> **Problem requirements**: What is to be printed is the span of lines starting at the one containing "Recreate this image" and ending at the one containing "plt.rcParams['text.color'] = 'black'", reproduced exactly with pictures left out.

> **Entries**:

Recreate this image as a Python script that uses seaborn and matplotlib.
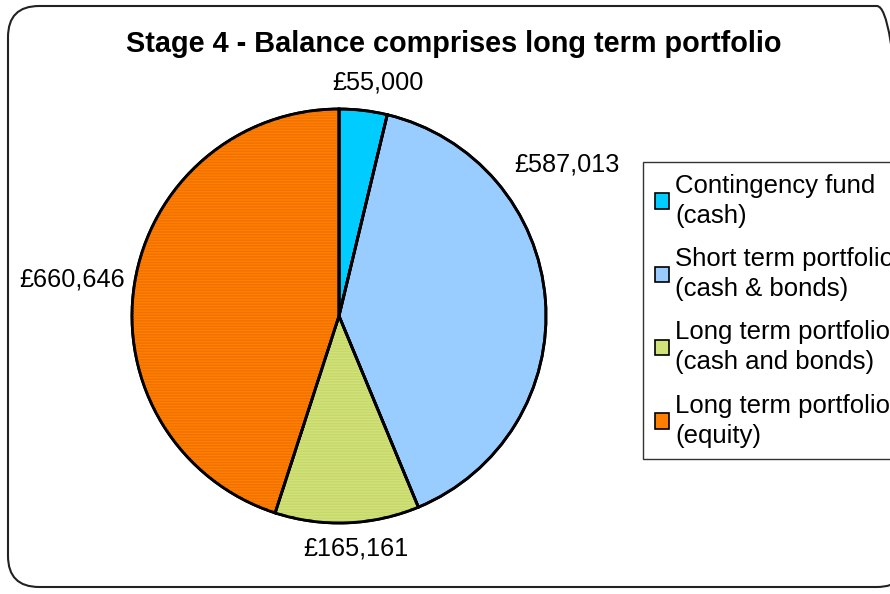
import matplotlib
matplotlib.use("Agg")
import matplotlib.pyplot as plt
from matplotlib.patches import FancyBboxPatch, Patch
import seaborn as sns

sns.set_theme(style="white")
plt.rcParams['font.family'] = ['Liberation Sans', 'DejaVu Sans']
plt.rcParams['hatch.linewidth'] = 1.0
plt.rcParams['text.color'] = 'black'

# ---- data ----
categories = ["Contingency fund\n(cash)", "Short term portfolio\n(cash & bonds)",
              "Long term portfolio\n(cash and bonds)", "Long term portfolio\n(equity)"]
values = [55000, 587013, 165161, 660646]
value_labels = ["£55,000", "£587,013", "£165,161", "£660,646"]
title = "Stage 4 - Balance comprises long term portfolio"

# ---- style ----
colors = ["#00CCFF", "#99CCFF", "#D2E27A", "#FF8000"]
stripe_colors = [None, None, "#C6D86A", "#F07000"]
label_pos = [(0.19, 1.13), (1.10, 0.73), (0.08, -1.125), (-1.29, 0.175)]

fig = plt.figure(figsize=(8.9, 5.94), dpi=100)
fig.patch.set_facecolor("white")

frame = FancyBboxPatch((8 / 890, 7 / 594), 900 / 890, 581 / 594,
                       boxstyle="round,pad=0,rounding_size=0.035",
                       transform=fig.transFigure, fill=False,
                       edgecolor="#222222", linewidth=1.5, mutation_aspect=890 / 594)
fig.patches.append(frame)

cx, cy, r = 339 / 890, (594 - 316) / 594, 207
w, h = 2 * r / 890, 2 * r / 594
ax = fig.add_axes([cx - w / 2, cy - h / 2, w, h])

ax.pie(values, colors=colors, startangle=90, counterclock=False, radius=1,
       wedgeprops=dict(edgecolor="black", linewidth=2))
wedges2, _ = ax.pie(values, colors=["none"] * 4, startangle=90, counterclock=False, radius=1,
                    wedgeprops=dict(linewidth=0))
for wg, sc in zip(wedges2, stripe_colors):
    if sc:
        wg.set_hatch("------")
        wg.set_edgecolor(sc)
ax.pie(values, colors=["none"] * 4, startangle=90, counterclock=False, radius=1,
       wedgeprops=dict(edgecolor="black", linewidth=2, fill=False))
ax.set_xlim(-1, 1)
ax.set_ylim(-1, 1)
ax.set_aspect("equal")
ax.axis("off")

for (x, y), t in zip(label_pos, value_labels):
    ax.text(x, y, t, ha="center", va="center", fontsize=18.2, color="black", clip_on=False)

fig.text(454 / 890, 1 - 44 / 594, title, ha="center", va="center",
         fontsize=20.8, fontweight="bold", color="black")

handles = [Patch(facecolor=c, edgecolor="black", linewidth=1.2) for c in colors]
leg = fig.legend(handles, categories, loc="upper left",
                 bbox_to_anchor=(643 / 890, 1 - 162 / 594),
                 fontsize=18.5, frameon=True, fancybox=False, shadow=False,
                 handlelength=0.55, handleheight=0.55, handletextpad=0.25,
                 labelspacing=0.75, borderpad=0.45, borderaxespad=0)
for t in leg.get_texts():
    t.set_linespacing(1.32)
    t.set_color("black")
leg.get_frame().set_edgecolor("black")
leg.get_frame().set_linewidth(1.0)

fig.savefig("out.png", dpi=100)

* * *

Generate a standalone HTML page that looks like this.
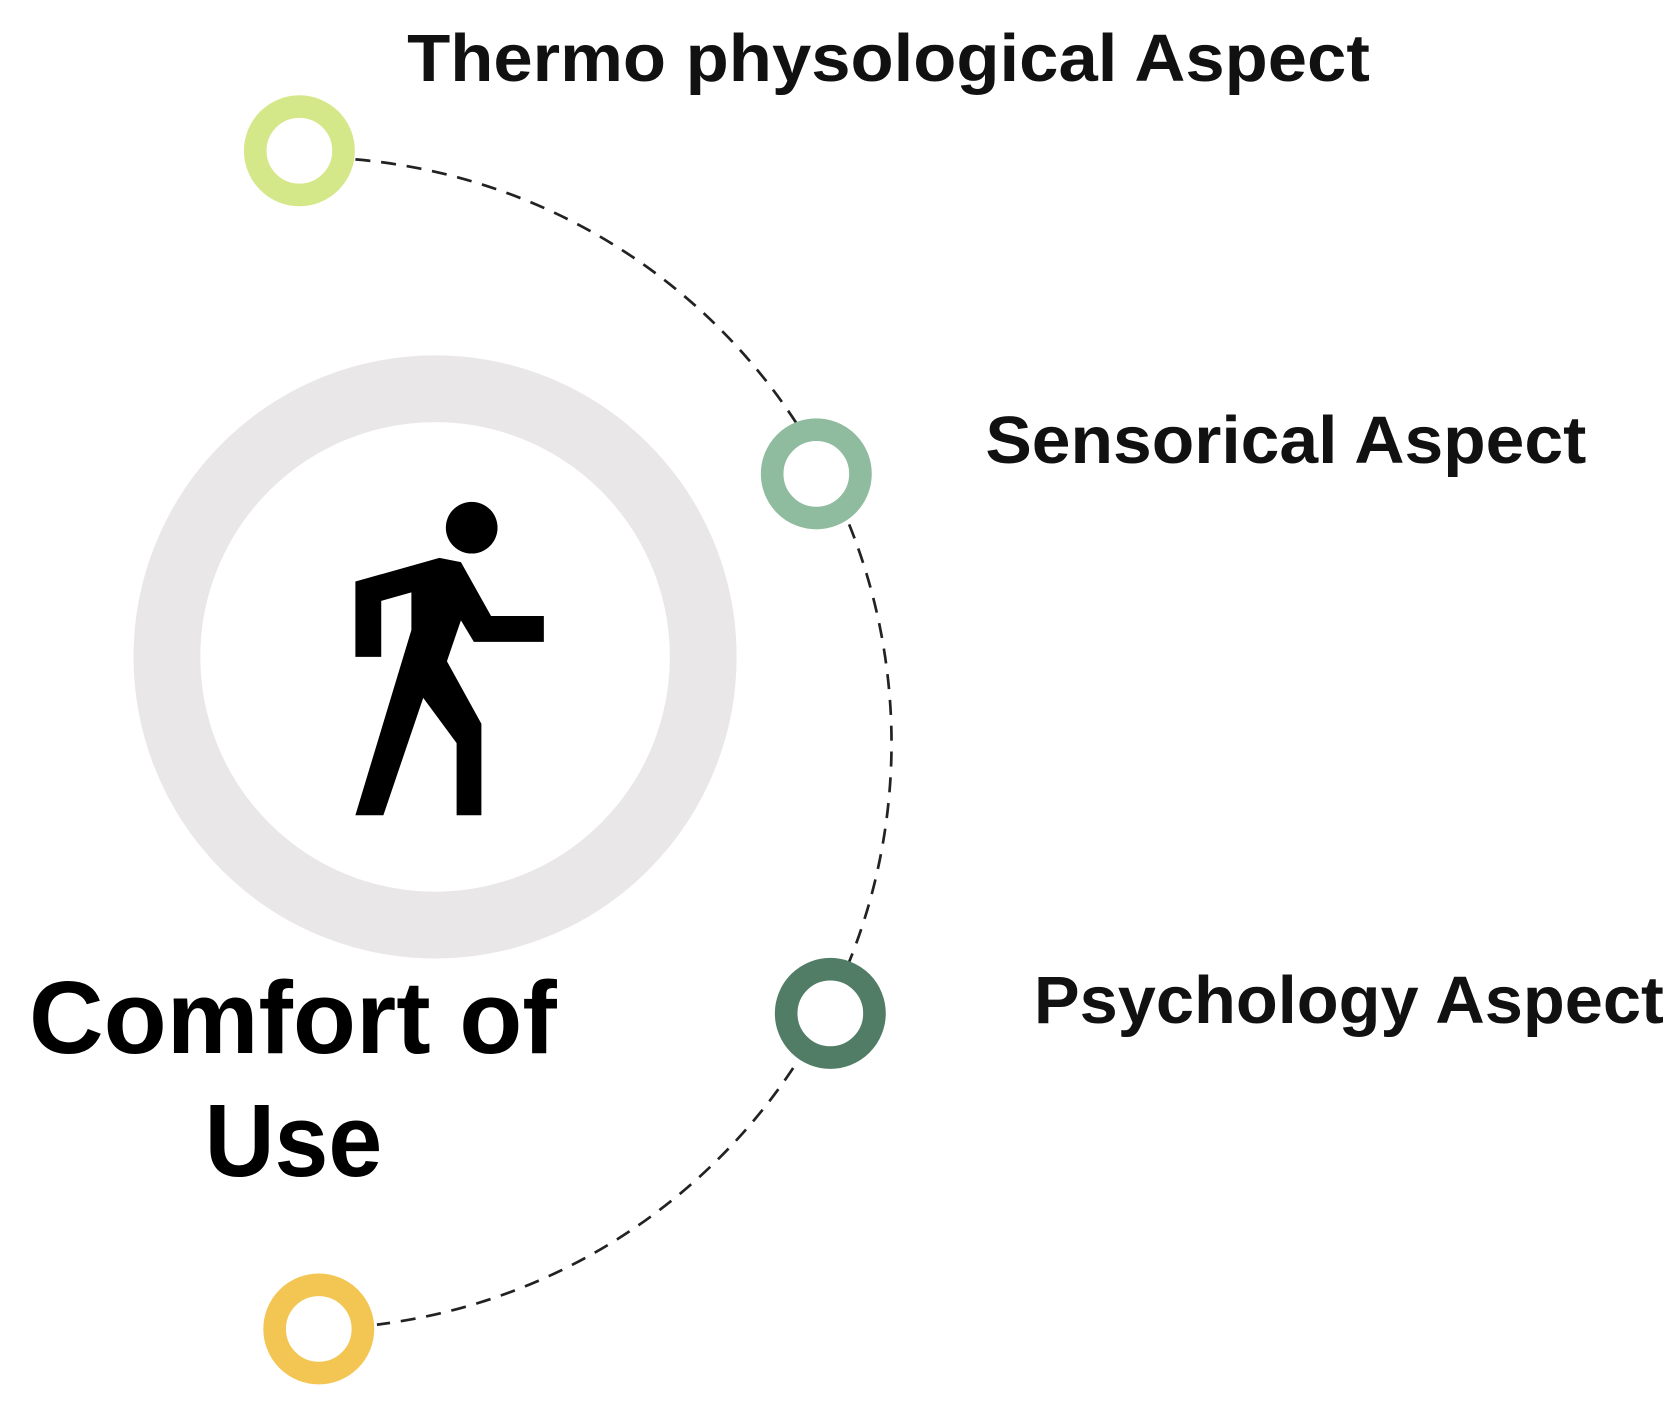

---

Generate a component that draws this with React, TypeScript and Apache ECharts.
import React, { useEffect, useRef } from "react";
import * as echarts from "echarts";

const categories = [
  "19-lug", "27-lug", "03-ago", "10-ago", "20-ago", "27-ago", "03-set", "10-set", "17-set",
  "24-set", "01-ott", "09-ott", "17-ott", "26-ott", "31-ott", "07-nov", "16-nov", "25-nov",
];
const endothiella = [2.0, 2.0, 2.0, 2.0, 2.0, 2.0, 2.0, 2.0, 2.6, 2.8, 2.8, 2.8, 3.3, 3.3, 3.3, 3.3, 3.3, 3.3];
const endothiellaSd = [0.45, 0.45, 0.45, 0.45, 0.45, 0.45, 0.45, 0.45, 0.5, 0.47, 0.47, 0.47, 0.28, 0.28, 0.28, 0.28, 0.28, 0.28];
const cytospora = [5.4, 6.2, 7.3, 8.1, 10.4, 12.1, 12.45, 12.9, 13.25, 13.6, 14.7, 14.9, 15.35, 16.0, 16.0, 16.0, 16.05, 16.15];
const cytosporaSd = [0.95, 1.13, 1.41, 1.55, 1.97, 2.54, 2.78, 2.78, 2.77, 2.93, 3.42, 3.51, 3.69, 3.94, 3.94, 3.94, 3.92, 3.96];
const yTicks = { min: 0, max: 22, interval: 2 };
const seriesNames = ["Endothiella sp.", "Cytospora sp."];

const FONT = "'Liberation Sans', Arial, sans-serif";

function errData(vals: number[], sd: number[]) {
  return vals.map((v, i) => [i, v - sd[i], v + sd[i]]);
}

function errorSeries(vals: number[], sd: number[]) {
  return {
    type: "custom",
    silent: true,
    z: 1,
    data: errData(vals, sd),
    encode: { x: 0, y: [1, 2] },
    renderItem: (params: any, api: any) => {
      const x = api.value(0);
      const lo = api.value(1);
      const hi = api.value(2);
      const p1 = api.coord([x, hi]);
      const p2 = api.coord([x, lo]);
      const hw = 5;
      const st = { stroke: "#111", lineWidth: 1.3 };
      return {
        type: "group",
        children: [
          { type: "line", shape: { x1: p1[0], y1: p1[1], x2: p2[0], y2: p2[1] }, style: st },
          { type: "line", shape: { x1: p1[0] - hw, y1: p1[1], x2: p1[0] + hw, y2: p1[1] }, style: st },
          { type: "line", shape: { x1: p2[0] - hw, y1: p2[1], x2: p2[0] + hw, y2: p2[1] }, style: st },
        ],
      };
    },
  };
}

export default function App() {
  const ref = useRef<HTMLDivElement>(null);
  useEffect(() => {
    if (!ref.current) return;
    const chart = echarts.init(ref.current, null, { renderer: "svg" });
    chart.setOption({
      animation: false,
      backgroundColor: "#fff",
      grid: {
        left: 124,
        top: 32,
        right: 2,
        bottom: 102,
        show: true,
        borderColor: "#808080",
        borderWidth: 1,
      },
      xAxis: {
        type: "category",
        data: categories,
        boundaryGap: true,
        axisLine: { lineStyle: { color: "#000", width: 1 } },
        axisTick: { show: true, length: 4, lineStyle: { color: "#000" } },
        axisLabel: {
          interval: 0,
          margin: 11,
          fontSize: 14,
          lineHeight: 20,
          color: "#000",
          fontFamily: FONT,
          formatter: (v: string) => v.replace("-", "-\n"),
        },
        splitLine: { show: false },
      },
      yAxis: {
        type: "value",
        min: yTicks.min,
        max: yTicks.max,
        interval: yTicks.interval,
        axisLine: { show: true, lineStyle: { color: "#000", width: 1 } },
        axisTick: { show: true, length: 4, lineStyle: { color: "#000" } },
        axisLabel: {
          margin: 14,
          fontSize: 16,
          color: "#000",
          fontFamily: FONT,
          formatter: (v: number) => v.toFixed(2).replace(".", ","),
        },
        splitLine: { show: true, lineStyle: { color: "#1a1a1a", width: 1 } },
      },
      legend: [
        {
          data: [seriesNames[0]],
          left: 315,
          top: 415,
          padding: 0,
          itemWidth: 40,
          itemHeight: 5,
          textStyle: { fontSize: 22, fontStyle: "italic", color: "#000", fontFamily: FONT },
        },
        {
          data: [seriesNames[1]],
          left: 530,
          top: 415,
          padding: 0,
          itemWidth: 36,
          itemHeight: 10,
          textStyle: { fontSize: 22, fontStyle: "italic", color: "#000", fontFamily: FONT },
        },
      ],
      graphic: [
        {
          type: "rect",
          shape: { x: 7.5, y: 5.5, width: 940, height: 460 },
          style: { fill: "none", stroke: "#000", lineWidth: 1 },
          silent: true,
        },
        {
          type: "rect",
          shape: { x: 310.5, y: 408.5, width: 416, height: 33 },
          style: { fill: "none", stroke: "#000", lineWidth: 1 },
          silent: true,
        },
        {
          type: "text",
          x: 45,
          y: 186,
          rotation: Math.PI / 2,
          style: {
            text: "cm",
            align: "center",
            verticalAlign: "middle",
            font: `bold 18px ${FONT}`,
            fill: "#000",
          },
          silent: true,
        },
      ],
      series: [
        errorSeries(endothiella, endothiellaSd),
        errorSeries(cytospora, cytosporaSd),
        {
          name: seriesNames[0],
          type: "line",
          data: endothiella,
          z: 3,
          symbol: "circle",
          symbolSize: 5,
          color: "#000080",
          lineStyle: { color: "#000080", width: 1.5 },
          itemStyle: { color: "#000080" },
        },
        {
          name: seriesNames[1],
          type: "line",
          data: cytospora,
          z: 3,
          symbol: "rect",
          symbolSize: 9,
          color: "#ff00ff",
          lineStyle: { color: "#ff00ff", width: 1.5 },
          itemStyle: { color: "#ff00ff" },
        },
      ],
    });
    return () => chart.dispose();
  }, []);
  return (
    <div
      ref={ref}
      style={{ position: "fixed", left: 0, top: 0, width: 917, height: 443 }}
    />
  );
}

> **Worked solution**:
Recreate this image as a Python script that uses seaborn and matplotlib.
import matplotlib
matplotlib.use("Agg")
import matplotlib.pyplot as plt
from matplotlib.patches import FancyBboxPatch, Patch
import seaborn as sns

sns.set_theme(style="white")
plt.rcParams['font.family'] = ['Liberation Sans', 'DejaVu Sans']
plt.rcParams['hatch.linewidth'] = 1.0
plt.rcParams['text.color'] = 'black'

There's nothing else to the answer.